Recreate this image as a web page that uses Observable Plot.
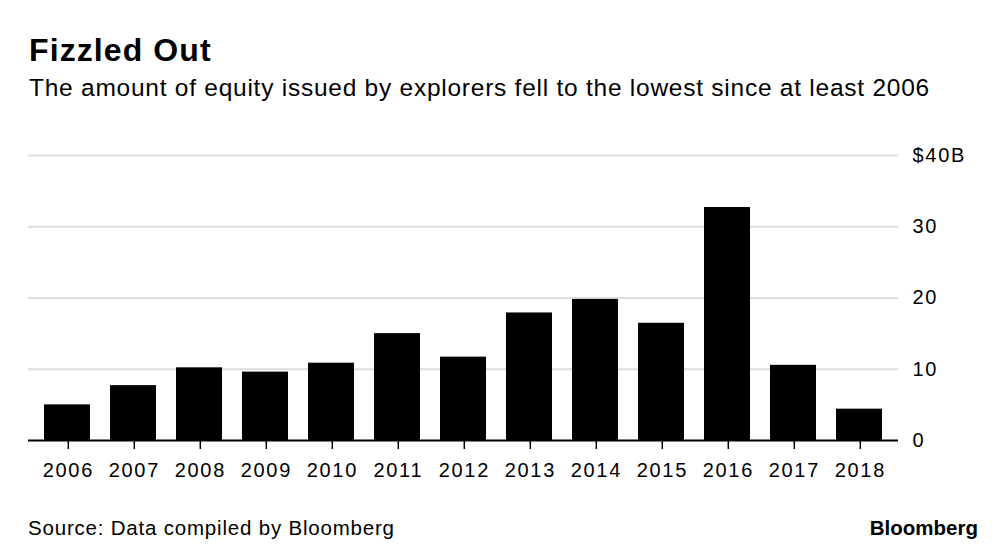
<!DOCTYPE html>
<html>
<head>
<meta charset="utf-8">
<script src="https://cdn.jsdelivr.net/npm/d3@7"></script>
<script src="https://cdn.jsdelivr.net/npm/@observablehq/plot@0.6"></script>
<style>
  html, body { margin: 0; padding: 0; background: #fff; }
  #wrap { position: relative; width: 1000px; height: 552px; font-family: "Liberation Sans", Arial, sans-serif; color: #000; overflow: hidden; }
  .t { position: absolute; line-height: 1; white-space: nowrap; }
  #title { left: 29px; top: 34px; font-size: 32px; font-weight: bold; letter-spacing: 1.1px; }
  #subtitle { left: 29px; top: 76px; font-size: 24.5px; letter-spacing: 0.75px; }
  #chart { position: absolute; left: 0; top: 130px; }
  #source { left: 28px; top: 518px; font-size: 20.5px; letter-spacing: 0.8px; }
  #brand { right: 22px; top: 518px; font-size: 20.5px; font-weight: bold; }
</style>
</head>
<body>
<div id="wrap">
  <div class="t" id="title">Fizzled Out</div>
  <div class="t" id="subtitle">The amount of equity issued by explorers fell to the lowest since at least 2006</div>
  <div id="chart"></div>
  <div class="t" id="source">Source: Data compiled by Bloomberg</div>
  <div class="t" id="brand">Bloomberg</div>
</div>
<script>
const years = ["2006","2007","2008","2009","2010","2011","2012","2013","2014","2015","2016","2017","2018"];
const equityBillions = [5.0, 7.7, 10.2, 9.6, 10.85, 15.0, 11.7, 17.9, 19.8, 16.45, 32.7, 10.55, 4.4];
const yTicks = [0, 10, 20, 30, 40];
const gridTicks = [10, 20, 30, 40];

const data = years.map((y, i) => ({year: y, value: equityBillions[i]}));

const chart = Plot.plot({
  width: 1000,
  height: 370,
  marginLeft: 28,
  marginRight: 102,
  marginTop: 25,
  marginBottom: 60,
  style: {fontFamily: '"Liberation Sans", Arial, sans-serif', fontSize: "20px", color: "#000", background: "transparent", letterSpacing: "1.7px"},
  x: {domain: years, paddingInner: 0.305, paddingOuter: 0.22, label: null},
  y: {domain: [0, 40], label: null},
  marks: [
    Plot.ruleY(gridTicks, {stroke: "#dddddd", strokeWidth: 2}),
    Plot.barY(data, {x: "year", y: "value", fill: "#000"}),
    Plot.ruleY([0], {stroke: "#000", strokeWidth: 2}),
    Plot.axisX({tickSize: 9, tickPadding: 13, fontSize: 20, stroke: "#000", strokeWidth: 1.5, label: null, dx: 0.8}),
    Plot.axisY({anchor: "right", ticks: yTicks, tickSize: 0, tickPadding: 14, fontSize: 20, label: null,
      tickFormat: d => d === 40 ? "$40B" : String(d)})
  ]
});
document.getElementById("chart").appendChild(chart);
</script>
</body>
</html>
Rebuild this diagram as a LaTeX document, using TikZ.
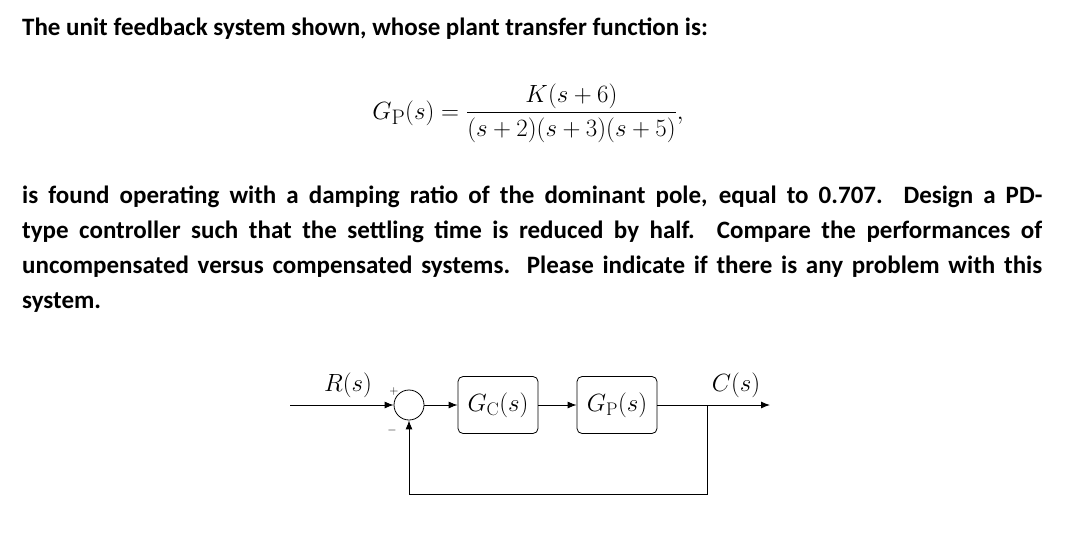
\documentclass[tikz,border=0pt]{standalone}
\usepackage{amsmath}
\usepackage{fontspec}
\setsansfont{Carlito}
\usetikzlibrary{arrows.meta}
\begin{document}
\begin{tikzpicture}[x=1pt,y=-1pt,
  txt/.style={font=\sffamily\bfseries\fontsize{25}{35}\selectfont,inner sep=0pt},
  blk/.style={draw,rounded corners=5pt,minimum width=80pt,minimum height=57pt,font=\fontsize{26}{30}\selectfont,inner sep=1pt,line width=0.8pt},
  sig/.style={line width=0.9pt,-{Latex[length=9pt,width=7pt]}},
  lbl/.style={font=\fontsize{26}{30}\selectfont}]
\useasboundingbox (0,0) rectangle (1080,544);
\node[txt,anchor=base west] (t1) at (22,35) {The unit feedback system shown, whose plant transfer function is:};
\node[font=\fontsize{30}{36}\selectfont] (eq) at (528,113) {$G_{\mathrm{P}}(s)=\dfrac{K(s+6)}{(s+2)(s+3)(s+5)},$};
\node[txt,anchor=north west,text width=1020pt,align=justify] (par) at (22,186) {is found operating with a damping ratio of the dominant pole, equal to 0.707. Design a PD-\linebreak type controller such that the settling time is reduced by half. Compare the performances of\linebreak uncompensated versus compensated systems. Please indicate if there is any problem with this\linebreak system.};
\coordinate (in) at (290,405);
\node[draw,circle,minimum size=30pt,inner sep=0pt,line width=0.8pt] (sum) at (409,405) {};
\node[blk] (gc) at (498,405) {$G_{\mathrm{C}}(s)$};
\node[blk] (gp) at (617,405) {$G_{\mathrm{P}}(s)$};
\coordinate (br) at (707,405);
\coordinate (out) at (770,405);
\coordinate (bot) at (707,494);
\draw[sig] (in) -- (sum);
\draw[sig] (sum) -- (gc);
\draw[sig] (gc) -- (gp);
\draw[sig] (gp) -- (out);
\draw[sig] (br) -- (bot) -| (sum);
\node[lbl] (r) at (348,385) {$R(s)$};
\node[lbl] (c) at (736,385) {$C(s)$};
\node[font=\fontsize{13}{14}\selectfont] (p) at (394,391) {$+$};
\node[font=\fontsize{13}{14}\selectfont] (m) at (392,430) {$-$};
\end{tikzpicture}
\end{document}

****************************************

* Required work:
Copy the records above exactly. The pictures are not part of the copy.

* Answer to this task:
Recreate this image as a web page that uses Observable Plot.
<!DOCTYPE html>
<html>
<head>
<meta charset="utf-8">
<script src="https://cdn.jsdelivr.net/npm/d3@7"></script>
<script src="https://cdn.jsdelivr.net/npm/@observablehq/plot@0.6"></script>
<style>
  html, body { margin: 0; padding: 0; background: #fff; }
  #wrap { position: relative; width: 1000px; height: 552px; font-family: "Liberation Sans", Arial, sans-serif; color: #000; overflow: hidden; }
  .t { position: absolute; line-height: 1; white-space: nowrap; }
  #title { left: 29px; top: 34px; font-size: 32px; font-weight: bold; letter-spacing: 1.1px; }
  #subtitle { left: 29px; top: 76px; font-size: 24.5px; letter-spacing: 0.75px; }
  #chart { position: absolute; left: 0; top: 130px; }
  #source { left: 28px; top: 518px; font-size: 20.5px; letter-spacing: 0.8px; }
  #brand { right: 22px; top: 518px; font-size: 20.5px; font-weight: bold; }
</style>
</head>
<body>
<div id="wrap">
  <div class="t" id="title">Fizzled Out</div>
  <div class="t" id="subtitle">The amount of equity issued by explorers fell to the lowest since at least 2006</div>
  <div id="chart"></div>
  <div class="t" id="source">Source: Data compiled by Bloomberg</div>
  <div class="t" id="brand">Bloomberg</div>
</div>
<script>
const years = ["2006","2007","2008","2009","2010","2011","2012","2013","2014","2015","2016","2017","2018"];
const equityBillions = [5.0, 7.7, 10.2, 9.6, 10.85, 15.0, 11.7, 17.9, 19.8, 16.45, 32.7, 10.55, 4.4];
const yTicks = [0, 10, 20, 30, 40];
const gridTicks = [10, 20, 30, 40];

const data = years.map((y, i) => ({year: y, value: equityBillions[i]}));

const chart = Plot.plot({
  width: 1000,
  height: 370,
  marginLeft: 28,
  marginRight: 102,
  marginTop: 25,
  marginBottom: 60,
  style: {fontFamily: '"Liberation Sans", Arial, sans-serif', fontSize: "20px", color: "#000", background: "transparent", letterSpacing: "1.7px"},
  x: {domain: years, paddingInner: 0.305, paddingOuter: 0.22, label: null},
  y: {domain: [0, 40], label: null},
  marks: [
    Plot.ruleY(gridTicks, {stroke: "#dddddd", strokeWidth: 2}),
    Plot.barY(data, {x: "year", y: "value", fill: "#000"}),
    Plot.ruleY([0], {stroke: "#000", strokeWidth: 2}),
    Plot.axisX({tickSize: 9, tickPadding: 13, fontSize: 20, stroke: "#000", strokeWidth: 1.5, label: null, dx: 0.8}),
    Plot.axisY({anchor: "right", ticks: yTicks, tickSize: 0, tickPadding: 14, fontSize: 20, label: null,
      tickFormat: d => d === 40 ? "$40B" : String(d)})
  ]
});
document.getElementById("chart").appendChild(chart);
</script>
</body>
</html>
Rebuild this diagram as a LaTeX document, using TikZ.
\documentclass[tikz,border=0pt]{standalone}
\usepackage{amsmath}
\usepackage{fontspec}
\setsansfont{Carlito}
\usetikzlibrary{arrows.meta}
\begin{document}
\begin{tikzpicture}[x=1pt,y=-1pt,
  txt/.style={font=\sffamily\bfseries\fontsize{25}{35}\selectfont,inner sep=0pt},
  blk/.style={draw,rounded corners=5pt,minimum width=80pt,minimum height=57pt,font=\fontsize{26}{30}\selectfont,inner sep=1pt,line width=0.8pt},
  sig/.style={line width=0.9pt,-{Latex[length=9pt,width=7pt]}},
  lbl/.style={font=\fontsize{26}{30}\selectfont}]
\useasboundingbox (0,0) rectangle (1080,544);
\node[txt,anchor=base west] (t1) at (22,35) {The unit feedback system shown, whose plant transfer function is:};
\node[font=\fontsize{30}{36}\selectfont] (eq) at (528,113) {$G_{\mathrm{P}}(s)=\dfrac{K(s+6)}{(s+2)(s+3)(s+5)},$};
\node[txt,anchor=north west,text width=1020pt,align=justify] (par) at (22,186) {is found operating with a damping ratio of the dominant pole, equal to 0.707. Design a PD-\linebreak type controller such that the settling time is reduced by half. Compare the performances of\linebreak uncompensated versus compensated systems. Please indicate if there is any problem with this\linebreak system.};
\coordinate (in) at (290,405);
\node[draw,circle,minimum size=30pt,inner sep=0pt,line width=0.8pt] (sum) at (409,405) {};
\node[blk] (gc) at (498,405) {$G_{\mathrm{C}}(s)$};
\node[blk] (gp) at (617,405) {$G_{\mathrm{P}}(s)$};
\coordinate (br) at (707,405);
\coordinate (out) at (770,405);
\coordinate (bot) at (707,494);
\draw[sig] (in) -- (sum);
\draw[sig] (sum) -- (gc);
\draw[sig] (gc) -- (gp);
\draw[sig] (gp) -- (out);
\draw[sig] (br) -- (bot) -| (sum);
\node[lbl] (r) at (348,385) {$R(s)$};
\node[lbl] (c) at (736,385) {$C(s)$};
\node[font=\fontsize{13}{14}\selectfont] (p) at (394,391) {$+$};
\node[font=\fontsize{13}{14}\selectfont] (m) at (392,430) {$-$};
\end{tikzpicture}
\end{document}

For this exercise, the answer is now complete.